→ Set task
Return all of the data exactly as given.

= = = = =

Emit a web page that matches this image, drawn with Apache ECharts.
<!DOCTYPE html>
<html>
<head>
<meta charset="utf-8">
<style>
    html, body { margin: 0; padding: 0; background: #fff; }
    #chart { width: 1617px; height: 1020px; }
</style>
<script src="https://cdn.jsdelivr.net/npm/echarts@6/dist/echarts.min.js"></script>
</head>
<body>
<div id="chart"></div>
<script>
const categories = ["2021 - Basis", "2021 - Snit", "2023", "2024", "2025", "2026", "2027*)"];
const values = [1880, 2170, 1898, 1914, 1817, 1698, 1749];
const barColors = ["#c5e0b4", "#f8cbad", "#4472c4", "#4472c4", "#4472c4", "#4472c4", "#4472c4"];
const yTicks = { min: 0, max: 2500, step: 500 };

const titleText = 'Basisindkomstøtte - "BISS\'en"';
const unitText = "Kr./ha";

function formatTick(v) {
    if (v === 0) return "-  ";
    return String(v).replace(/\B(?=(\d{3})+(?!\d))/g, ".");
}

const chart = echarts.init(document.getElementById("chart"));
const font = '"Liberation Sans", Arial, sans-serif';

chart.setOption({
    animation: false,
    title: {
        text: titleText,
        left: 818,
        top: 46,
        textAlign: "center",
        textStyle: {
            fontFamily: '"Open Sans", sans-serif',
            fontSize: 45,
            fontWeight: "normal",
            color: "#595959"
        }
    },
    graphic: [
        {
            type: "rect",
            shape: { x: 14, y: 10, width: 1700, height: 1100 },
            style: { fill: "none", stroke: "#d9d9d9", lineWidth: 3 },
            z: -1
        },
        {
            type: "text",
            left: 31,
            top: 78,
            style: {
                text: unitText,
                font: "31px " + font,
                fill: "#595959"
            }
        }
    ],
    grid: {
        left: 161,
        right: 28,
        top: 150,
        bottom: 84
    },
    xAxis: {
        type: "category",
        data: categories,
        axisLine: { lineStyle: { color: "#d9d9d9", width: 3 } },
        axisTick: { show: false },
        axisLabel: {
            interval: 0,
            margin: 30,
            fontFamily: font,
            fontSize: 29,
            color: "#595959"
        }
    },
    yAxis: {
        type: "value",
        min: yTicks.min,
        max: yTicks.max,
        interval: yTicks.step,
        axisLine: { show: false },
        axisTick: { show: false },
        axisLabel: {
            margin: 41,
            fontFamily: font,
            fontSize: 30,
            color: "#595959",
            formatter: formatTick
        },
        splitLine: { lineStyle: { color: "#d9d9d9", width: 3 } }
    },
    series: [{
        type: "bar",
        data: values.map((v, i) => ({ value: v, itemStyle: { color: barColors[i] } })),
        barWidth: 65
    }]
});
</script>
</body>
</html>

= = = = =

→ Complete answer
Emit a web page that matches this image, drawn with Apache ECharts.
<!DOCTYPE html>
<html>
<head>
<meta charset="utf-8">
<style>
    html, body { margin: 0; padding: 0; background: #fff; }
    #chart { width: 1617px; height: 1020px; }
</style>
<script src="https://cdn.jsdelivr.net/npm/echarts@6/dist/echarts.min.js"></script>
</head>
<body>
<div id="chart"></div>
<script>
const categories = ["2021 - Basis", "2021 - Snit", "2023", "2024", "2025", "2026", "2027*)"];
const values = [1880, 2170, 1898, 1914, 1817, 1698, 1749];
const barColors = ["#c5e0b4", "#f8cbad", "#4472c4", "#4472c4", "#4472c4", "#4472c4", "#4472c4"];
const yTicks = { min: 0, max: 2500, step: 500 };

const titleText = 'Basisindkomstøtte - "BISS\'en"';
const unitText = "Kr./ha";

function formatTick(v) {
    if (v === 0) return "-  ";
    return String(v).replace(/\B(?=(\d{3})+(?!\d))/g, ".");
}

const chart = echarts.init(document.getElementById("chart"));
const font = '"Liberation Sans", Arial, sans-serif';

chart.setOption({
    animation: false,
    title: {
        text: titleText,
        left: 818,
        top: 46,
        textAlign: "center",
        textStyle: {
            fontFamily: '"Open Sans", sans-serif',
            fontSize: 45,
            fontWeight: "normal",
            color: "#595959"
        }
    },
    graphic: [
        {
            type: "rect",
            shape: { x: 14, y: 10, width: 1700, height: 1100 },
            style: { fill: "none", stroke: "#d9d9d9", lineWidth: 3 },
            z: -1
        },
        {
            type: "text",
            left: 31,
            top: 78,
            style: {
                text: unitText,
                font: "31px " + font,
                fill: "#595959"
            }
        }
    ],
    grid: {
        left: 161,
        right: 28,
        top: 150,
        bottom: 84
    },
    xAxis: {
        type: "category",
        data: categories,
        axisLine: { lineStyle: { color: "#d9d9d9", width: 3 } },
        axisTick: { show: false },
        axisLabel: {
            interval: 0,
            margin: 30,
            fontFamily: font,
            fontSize: 29,
            color: "#595959"
        }
    },
    yAxis: {
        type: "value",
        min: yTicks.min,
        max: yTicks.max,
        interval: yTicks.step,
        axisLine: { show: false },
        axisTick: { show: false },
        axisLabel: {
            margin: 41,
            fontFamily: font,
            fontSize: 30,
            color: "#595959",
            formatter: formatTick
        },
        splitLine: { lineStyle: { color: "#d9d9d9", width: 3 } }
    },
    series: [{
        type: "bar",
        data: values.map((v, i) => ({ value: v, itemStyle: { color: barColors[i] } })),
        barWidth: 65
    }]
});
</script>
</body>
</html>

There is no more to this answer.